Last night I had a truly cinematic experience.
It is easy to forget that cinema is barely 130 years old. Yet in the frenetic first decades of the new form some of the greatest works of cinematic art were produced. Many of these define even today our film language, the power of film to promulgate ideas – its use as propaganda and its role in observing ourselves and as the most important art form of the 20th and possibly the 21st centuries. (In the case of this century only time will tell and we shall all almost certainly be dead by the time we have a definitive answer!) Last year Sight and Sound, suggested that the greatest documentary ever made was ‘Man with a Movie Camera, (the original Russian title was literally, Man with a Film Camera), made in 1929 by Dziga Vertov. The BFI has released new digital print which I was able to see in a packed cinema in Bristol. The sound-track – sadly not a work of genius like the film itself – was a live performance of a new composition to accompany the film by Paul Robinson.

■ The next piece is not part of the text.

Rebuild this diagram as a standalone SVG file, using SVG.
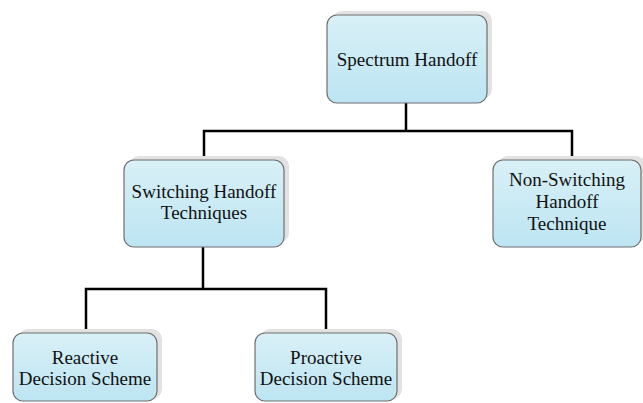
<svg xmlns="http://www.w3.org/2000/svg" width="643" height="403" viewBox="0 0 643 403">
<defs>
<linearGradient id="fill" x1="0" y1="0" x2="0" y2="1">
<stop offset="0" stop-color="#d9f0f7"/>
<stop offset="1" stop-color="#bce5f2"/>
</linearGradient>
</defs>
<style>
.box{fill:url(#fill);stroke:#6f6f6f;stroke-width:1.2}
.shadow{fill:#e2e2e2}
.lbl{font-family:"Liberation Serif","Times New Roman",serif;font-size:19px;fill:#111;text-anchor:middle}
.conn{fill:none;stroke:#000;stroke-width:2.5}
</style>
<rect width="643" height="403" fill="#fff"/>
<g id="connectors">
<polyline class="conn" points="406,103 406,131"/>
<polyline class="conn" points="204,160 204,131 572,131 572,160"/>
<polyline class="conn" points="203,247 203,289"/>
<polyline class="conn" points="86,333 86,289 326,289 326,333"/>
</g>
<g id="spectrum-handoff">
<rect class="shadow" x="332" y="11" width="160" height="88" rx="10"/>
<rect class="box" x="327" y="15" width="160" height="88" rx="10"/>
<text class="lbl" x="407" y="66">Spectrum Handoff</text>
</g>
<g id="switching-handoff">
<rect class="shadow" x="129" y="156" width="160" height="87" rx="10"/>
<rect class="box" x="124" y="160" width="160" height="87" rx="10"/>
<text class="lbl" x="204" y="198">Switching Handoff</text>
<text class="lbl" x="204" y="219">Techniques</text>
</g>
<g id="non-switching-handoff">
<rect class="shadow" x="498" y="156" width="148" height="87" rx="10"/>
<rect class="box" x="493" y="160" width="148" height="87" rx="10"/>
<text class="lbl" x="567" y="186">Non-Switching</text>
<text class="lbl" x="567" y="208">Handoff</text>
<text class="lbl" x="567" y="230">Technique</text>
</g>
<g id="reactive">
<rect class="shadow" x="18" y="329" width="144" height="70" rx="10"/>
<rect class="box" x="13" y="333" width="144" height="68" rx="10"/>
<text class="lbl" x="85" y="364">Reactive</text>
<text class="lbl" x="85" y="385">Decision Scheme</text>
</g>
<g id="proactive">
<rect class="shadow" x="260" y="329" width="142" height="70" rx="10"/>
<rect class="box" x="255" y="333" width="142" height="68" rx="10"/>
<text class="lbl" x="326" y="364">Proactive</text>
<text class="lbl" x="326" y="385">Decision Scheme</text>
</g>
</svg>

Put aside the fact that the word ‘documentary’ did not exist until invented by John Grierson in 1926, just three years before the release of Man with a ‘Movie’ Camera just exactly what definition one should give this wonderful film? I prefer ‘art film’ because it is the most joyous expression of pure cinematic invention with no captions, obvious narrative other than the events which for the most part start in the morning and end in the evening. It is quite simply a work of visual genius and added to the foundations of cinematic language as seen in the ground-breaking approach to editing, cross-cutting, multi-layered images, fast and slow motion, still images, Point of View and the place of the cinematographer within the community he is filming. Yes, it observes ordinary life on the streets of four Soviet cities in a long-running series of vignettes but that does not make it a documentary in my book. It is much closer in experience to a contemporary video art installation like those currently on show at the Louis Vuitton Foundation housed in the magnificent Frank Ghery building in Paris. Check out the work of video artists like Ulla von Brandenburg, Pilar Albarracín and Douglas Gordon.
Vertov was the leader of the Council of Three – his wife the editor and his brother the cameraman. He wanted to make films that were not tainted by ‘Foreign Matter’ such as the theatre and literature which he accused his predecessors of making. He wanted his film to be a work in ‘a truly international absolute language’. Seeing it on the big screen, surrounded by a rapped audience and switching off from the music which served, I felt, to get in the way of the images I can concur that he succeeded in his ambition fully.
I know the film from my student days and reminding myself of it when researching the Film Culture unit, but I had never seen it in the cinema. Today there is a great debate about the future for cinema. Will anyone bother to go when they can watch films on their laptops, tablets and phones or download them onto the telly at will? Is cinema on its last legs? There is simply no substitute for the collective experience of going to the movies and films that have the ambition to be cinematic must be seen on a big screen to be experienced in that context. I go to the movies a lot and have no intention of stopping, nor feeling I get the full experience of film by watching it on a VDU. In fact, just a few days ago I was in the same cinema watching Tangerine, a film about trans-gender sex workers in LA shot entirely on iphones and directed by Sean Baker. A wonderful, wild, witty and poignant day in the life shot continually with a moving camera – just like Vertov’s masterpiece and well post-produced so that on the giant screen the rich, saturated colours of a limited mega pixel camera and cheap lens added to the sum of the parts. The technologies of the two films may be poles apart and separated by 85 years of cinema history, but Baker’s film owes a lot to Vertov. Go check them out in your local flea pit and live cinema in all its diverse glory.